Reproduce the listing below without changes, except that pictures are left out.

*** DATASET CONTENT ***

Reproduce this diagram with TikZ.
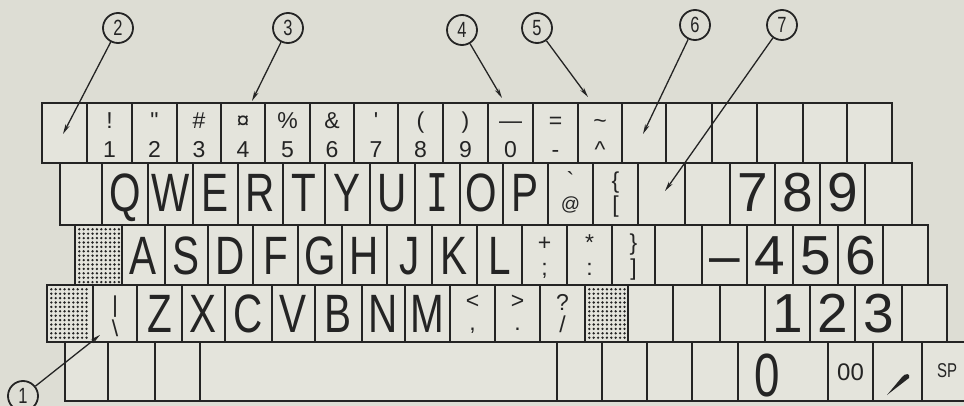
\documentclass[tikz,border=0pt]{standalone}
\usepackage{fontspec}
\setmainfont{Liberation Sans}
\newfontfamily\bigf[FakeStretch=0.75]{Liberation Sans}
\newfontfamily\monof[FakeStretch=0.7]{DejaVu Sans Mono}
\usetikzlibrary{arrows.meta}
\definecolor{paper}{RGB}{221,221,212}
\definecolor{keyfill}{RGB}{228,228,220}
\definecolor{ink}{RGB}{36,36,36}
\newcommand\kbox[5]{\node[keybox,minimum width={(#3)-(#2)},minimum height={(#5)-(#4)}] (#1) at (#2,#4) {};}
\newcommand\stipple[4]{%
  \pgfmathtruncatemacro\ncols{((#2)-(#1)-7)/4.4}%
  \pgfmathtruncatemacro\nrows{((#4)-(#3)-7)/4.4}%
  \foreach \ii in {0,...,\ncols}{\foreach \jj in {0,...,\nrows}{%
    \fill[ink] ({#1+4.3+\ii*4.4},{#3+4.3+\jj*4.4}) circle[radius=1.3];}}}
\begin{document}
\begin{tikzpicture}[x=1pt,y=-1pt,
  keybox/.style={draw=ink,line width=2.6pt,fill=keyfill,inner sep=0pt,outer sep=0pt,anchor=north west},
  bigtxt/.style={font=\bigf\fontsize{54}{60}\selectfont,text=ink,anchor=base,inner sep=0pt},
  numtxt/.style={font=\fontsize{55}{60}\selectfont,text=ink,anchor=base,inner sep=0pt},
  smalltxt/.style={font=\fontsize{23}{26}\selectfont,text=ink,anchor=base,inner sep=0pt},
  callout/.style={circle,draw=ink,line width=1.8pt,fill=paper,minimum size=30pt,inner sep=0pt,font=\bigf\fontsize{22}{22}\selectfont,text=ink},
  callarrow/.style={draw=ink,line width=1.3pt,-{Stealth[length=10pt,width=4.5pt]}}]
\useasboundingbox (0,0) rectangle (964,406);
\fill[paper] (0,0) rectangle (964,406);
\clip (0,0) rectangle (964,406);
% ---------- row 1
\foreach \i/\a/\b in {1/42/87,2/87/132,3/132/177,4/177/221,5/221/265,6/265/310,7/310/354,8/354/398,9/398/443,10/443/488,11/488/533,12/533/578,13/578/622,14/622/666,15/666/712,16/712/757,17/757/803,18/803/847,19/847/892}
  {\kbox{a\i}{\a}{\b}{103}{163}}
\foreach \i/\u/\d in {2/!/1,3/\textquotedbl/2,4/\#/3,5/¤/4,6/\%/5,7/\&/6,8/\textquotesingle/7,9/(/8,10/)/9,11/\textemdash/0,12/=/-,13/\textasciitilde/\textasciicircum}
  {\node[smalltxt] (u\i) at (a\i |- 0,129) {\u};
   \node[smalltxt] (d\i) at (a\i |- 0,158) {\d};}
% ---------- row 2
\foreach \i/\a/\b in {1/60/102,2/102/148,3/148/193,4/193/238,5/238/283,6/283/325,7/325/370,8/370/415,9/415/460,10/460/503,11/503/548,12/548/593,13/593/638,14/638/685,15/685/730,16/730/775,17/775/820,18/820/865,19/865/912}
  {\kbox{b\i}{\a}{\b}{163}{225}}
\foreach \i/\t in {2/Q,3/W,4/E,5/R,6/T,7/Y,8/U,10/O,11/P}
  {\node[bigtxt] (lb\i) at (b\i |- 0,212) {\t};}
\node[bigtxt,font=\monof\fontsize{52}{56}\selectfont] (lb9) at (b9 |- 0,212) {I};
\foreach \i/\t in {16/7,17/8,18/9}
  {\node[numtxt] (nb\i) at (b\i |- 0,212) {\t};}
\node[smalltxt] (ub12) at (b12 |- 0,189) {\textasciigrave};
\node[smalltxt,font=\fontsize{19}{22}\selectfont] (db12) at (b12 |- 0,211) {@};
\node[smalltxt] (ub13) at (b13 |- 0,189) {\{};
\node[smalltxt] (db13) at (b13 |- 0,213) {[};
% ---------- row 3
\foreach \i/\a/\b in {1/75/122,2/122/165,3/165/208,4/208/253,5/253/298,6/298/342,7/342/387,8/387/432,9/432/477,10/477/522,11/522/567,12/567/612,13/612/655,14/655/702,15/702/747,16/747/793,17/793/838,18/838/883,19/883/928}
  {\kbox{c\i}{\a}{\b}{225}{285}}
\stipple{75}{122}{225}{285}
\foreach \i/\t in {2/A,3/S,4/D,5/F,6/G,7/H,8/J,9/K,10/L}
  {\node[bigtxt] (lc\i) at (c\i |- 0,274) {\t};}
\foreach \i/\t in {15/\textendash,16/4,17/5,18/6}
  {\node[numtxt] (nc\i) at (c\i |- 0,274) {\t};}
\foreach \i/\u/\d in {11/+/;,12/*/:,13/\}/]}
  {\node[smalltxt] (uc\i) at (c\i |- 0,251) {\u};
   \node[smalltxt] (dc\i) at (c\i |- 0,276) {\d};}
% ---------- row 4
\foreach \i/\a/\b in {1/47/93,2/93/137,3/137/182,4/182/225,5/225/272,6/272/315,7/315/362,8/362/405,9/405/450,10/450/495,11/495/540,12/540/585,13/585/628,14/628/673,15/673/720,16/720/765,17/765/810,18/810/855,19/855/902,20/902/947}
  {\kbox{d\i}{\a}{\b}{285}{342}}
\stipple{47}{93}{285}{342}
\stipple{585}{628}{285}{342}
\foreach \i/\t in {3/Z,4/X,5/C,6/V,7/B,8/N,9/M}
  {\node[bigtxt] (ld\i) at (d\i |- 0,332) {\t};}
\foreach \i/\t in {17/1,18/2,19/3}
  {\node[numtxt] (nd\i) at (d\i |- 0,332) {\t};}
\node[smalltxt] (ud2) at (d2 |- 0,312) {|};
\node[smalltxt] (dd2) at (d2 |- 0,336) {\textbackslash};
\node[smalltxt] (ud10) at (d10 |- 0,308) {<};
\node[smalltxt] (dd10) at (d10 |- 0,330) {,};
\node[smalltxt] (ud11) at (d11 |- 0,308) {>};
\node[smalltxt] (dd11) at (d11 |- 0,330) {.};
\node[smalltxt] (ud12) at (d12 |- 0,310) {?};
\node[smalltxt] (dd12) at (d12 |- 0,332) {/};
% ---------- row 5
\foreach \i/\a/\b in {1/65/108,2/108/155,3/155/200,4/200/557,5/557/602,6/602/647,7/647/692,8/692/738,9/738/828,10/828/873,11/873/922,12/922/985}
  {\kbox{e\i}{\a}{\b}{342}{401}}
\node[numtxt,font=\bigf\fontsize{61}{66}\selectfont] (ne9) at (767,396) {0};
\node[smalltxt,font=\fontsize{24}{26}\selectfont] (ne10) at (e10 |- 0,380) {00};
\fill[ink] (887,395) -- (902,377) .. controls (905,373) and (911,373) .. (909,378) -- cycle;
\node[smalltxt,font=\bigf\fontsize{20}{22}\selectfont] (ne12) at (947,377) {SP};
% ---------- callouts
\node[callout] (c1) at (23,396) {1};
\node[callout] (c2) at (118,28) {2};
\node[callout] (c3) at (288,28) {3};
\node[callout] (c4) at (462,30) {4};
\node[callout] (c5) at (537,28) {5};
\node[callout] (c6) at (695,25) {6};
\node[callout] (c7) at (782,25) {7};
\coordinate (t1) at (100,335);
\coordinate (t2) at (63,134);
\coordinate (t3) at (252,101);
\coordinate (t4) at (502,98);
\coordinate (t5) at (588,97);
\coordinate (t6) at (643,134);
\coordinate (t7) at (665,191);
\foreach \k in {1,...,7}{\draw[callarrow] (c\k) -- (t\k);}
\end{tikzpicture}
\end{document}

***

▶ **EXERCISE ANSWER**
Reproduce this diagram with TikZ.
\documentclass[tikz,border=0pt]{standalone}
\usepackage{fontspec}
\setmainfont{Liberation Sans}
\newfontfamily\bigf[FakeStretch=0.75]{Liberation Sans}
\newfontfamily\monof[FakeStretch=0.7]{DejaVu Sans Mono}
\usetikzlibrary{arrows.meta}
\definecolor{paper}{RGB}{221,221,212}
\definecolor{keyfill}{RGB}{228,228,220}
\definecolor{ink}{RGB}{36,36,36}
\newcommand\kbox[5]{\node[keybox,minimum width={(#3)-(#2)},minimum height={(#5)-(#4)}] (#1) at (#2,#4) {};}
\newcommand\stipple[4]{%
  \pgfmathtruncatemacro\ncols{((#2)-(#1)-7)/4.4}%
  \pgfmathtruncatemacro\nrows{((#4)-(#3)-7)/4.4}%
  \foreach \ii in {0,...,\ncols}{\foreach \jj in {0,...,\nrows}{%
    \fill[ink] ({#1+4.3+\ii*4.4},{#3+4.3+\jj*4.4}) circle[radius=1.3];}}}
\begin{document}
\begin{tikzpicture}[x=1pt,y=-1pt,
  keybox/.style={draw=ink,line width=2.6pt,fill=keyfill,inner sep=0pt,outer sep=0pt,anchor=north west},
  bigtxt/.style={font=\bigf\fontsize{54}{60}\selectfont,text=ink,anchor=base,inner sep=0pt},
  numtxt/.style={font=\fontsize{55}{60}\selectfont,text=ink,anchor=base,inner sep=0pt},
  smalltxt/.style={font=\fontsize{23}{26}\selectfont,text=ink,anchor=base,inner sep=0pt},
  callout/.style={circle,draw=ink,line width=1.8pt,fill=paper,minimum size=30pt,inner sep=0pt,font=\bigf\fontsize{22}{22}\selectfont,text=ink},
  callarrow/.style={draw=ink,line width=1.3pt,-{Stealth[length=10pt,width=4.5pt]}}]
\useasboundingbox (0,0) rectangle (964,406);
\fill[paper] (0,0) rectangle (964,406);
\clip (0,0) rectangle (964,406);
% ---------- row 1
\foreach \i/\a/\b in {1/42/87,2/87/132,3/132/177,4/177/221,5/221/265,6/265/310,7/310/354,8/354/398,9/398/443,10/443/488,11/488/533,12/533/578,13/578/622,14/622/666,15/666/712,16/712/757,17/757/803,18/803/847,19/847/892}
  {\kbox{a\i}{\a}{\b}{103}{163}}
\foreach \i/\u/\d in {2/!/1,3/\textquotedbl/2,4/\#/3,5/¤/4,6/\%/5,7/\&/6,8/\textquotesingle/7,9/(/8,10/)/9,11/\textemdash/0,12/=/-,13/\textasciitilde/\textasciicircum}
  {\node[smalltxt] (u\i) at (a\i |- 0,129) {\u};
   \node[smalltxt] (d\i) at (a\i |- 0,158) {\d};}
% ---------- row 2
\foreach \i/\a/\b in {1/60/102,2/102/148,3/148/193,4/193/238,5/238/283,6/283/325,7/325/370,8/370/415,9/415/460,10/460/503,11/503/548,12/548/593,13/593/638,14/638/685,15/685/730,16/730/775,17/775/820,18/820/865,19/865/912}
  {\kbox{b\i}{\a}{\b}{163}{225}}
\foreach \i/\t in {2/Q,3/W,4/E,5/R,6/T,7/Y,8/U,10/O,11/P}
  {\node[bigtxt] (lb\i) at (b\i |- 0,212) {\t};}
\node[bigtxt,font=\monof\fontsize{52}{56}\selectfont] (lb9) at (b9 |- 0,212) {I};
\foreach \i/\t in {16/7,17/8,18/9}
  {\node[numtxt] (nb\i) at (b\i |- 0,212) {\t};}
\node[smalltxt] (ub12) at (b12 |- 0,189) {\textasciigrave};
\node[smalltxt,font=\fontsize{19}{22}\selectfont] (db12) at (b12 |- 0,211) {@};
\node[smalltxt] (ub13) at (b13 |- 0,189) {\{};
\node[smalltxt] (db13) at (b13 |- 0,213) {[};
% ---------- row 3
\foreach \i/\a/\b in {1/75/122,2/122/165,3/165/208,4/208/253,5/253/298,6/298/342,7/342/387,8/387/432,9/432/477,10/477/522,11/522/567,12/567/612,13/612/655,14/655/702,15/702/747,16/747/793,17/793/838,18/838/883,19/883/928}
  {\kbox{c\i}{\a}{\b}{225}{285}}
\stipple{75}{122}{225}{285}
\foreach \i/\t in {2/A,3/S,4/D,5/F,6/G,7/H,8/J,9/K,10/L}
  {\node[bigtxt] (lc\i) at (c\i |- 0,274) {\t};}
\foreach \i/\t in {15/\textendash,16/4,17/5,18/6}
  {\node[numtxt] (nc\i) at (c\i |- 0,274) {\t};}
\foreach \i/\u/\d in {11/+/;,12/*/:,13/\}/]}
  {\node[smalltxt] (uc\i) at (c\i |- 0,251) {\u};
   \node[smalltxt] (dc\i) at (c\i |- 0,276) {\d};}
% ---------- row 4
\foreach \i/\a/\b in {1/47/93,2/93/137,3/137/182,4/182/225,5/225/272,6/272/315,7/315/362,8/362/405,9/405/450,10/450/495,11/495/540,12/540/585,13/585/628,14/628/673,15/673/720,16/720/765,17/765/810,18/810/855,19/855/902,20/902/947}
  {\kbox{d\i}{\a}{\b}{285}{342}}
\stipple{47}{93}{285}{342}
\stipple{585}{628}{285}{342}
\foreach \i/\t in {3/Z,4/X,5/C,6/V,7/B,8/N,9/M}
  {\node[bigtxt] (ld\i) at (d\i |- 0,332) {\t};}
\foreach \i/\t in {17/1,18/2,19/3}
  {\node[numtxt] (nd\i) at (d\i |- 0,332) {\t};}
\node[smalltxt] (ud2) at (d2 |- 0,312) {|};
\node[smalltxt] (dd2) at (d2 |- 0,336) {\textbackslash};
\node[smalltxt] (ud10) at (d10 |- 0,308) {<};
\node[smalltxt] (dd10) at (d10 |- 0,330) {,};
\node[smalltxt] (ud11) at (d11 |- 0,308) {>};
\node[smalltxt] (dd11) at (d11 |- 0,330) {.};
\node[smalltxt] (ud12) at (d12 |- 0,310) {?};
\node[smalltxt] (dd12) at (d12 |- 0,332) {/};
% ---------- row 5
\foreach \i/\a/\b in {1/65/108,2/108/155,3/155/200,4/200/557,5/557/602,6/602/647,7/647/692,8/692/738,9/738/828,10/828/873,11/873/922,12/922/985}
  {\kbox{e\i}{\a}{\b}{342}{401}}
\node[numtxt,font=\bigf\fontsize{61}{66}\selectfont] (ne9) at (767,396) {0};
\node[smalltxt,font=\fontsize{24}{26}\selectfont] (ne10) at (e10 |- 0,380) {00};
\fill[ink] (887,395) -- (902,377) .. controls (905,373) and (911,373) .. (909,378) -- cycle;
\node[smalltxt,font=\bigf\fontsize{20}{22}\selectfont] (ne12) at (947,377) {SP};
% ---------- callouts
\node[callout] (c1) at (23,396) {1};
\node[callout] (c2) at (118,28) {2};
\node[callout] (c3) at (288,28) {3};
\node[callout] (c4) at (462,30) {4};
\node[callout] (c5) at (537,28) {5};
\node[callout] (c6) at (695,25) {6};
\node[callout] (c7) at (782,25) {7};
\coordinate (t1) at (100,335);
\coordinate (t2) at (63,134);
\coordinate (t3) at (252,101);
\coordinate (t4) at (502,98);
\coordinate (t5) at (588,97);
\coordinate (t6) at (643,134);
\coordinate (t7) at (665,191);
\foreach \k in {1,...,7}{\draw[callarrow] (c\k) -- (t\k);}
\end{tikzpicture}
\end{document}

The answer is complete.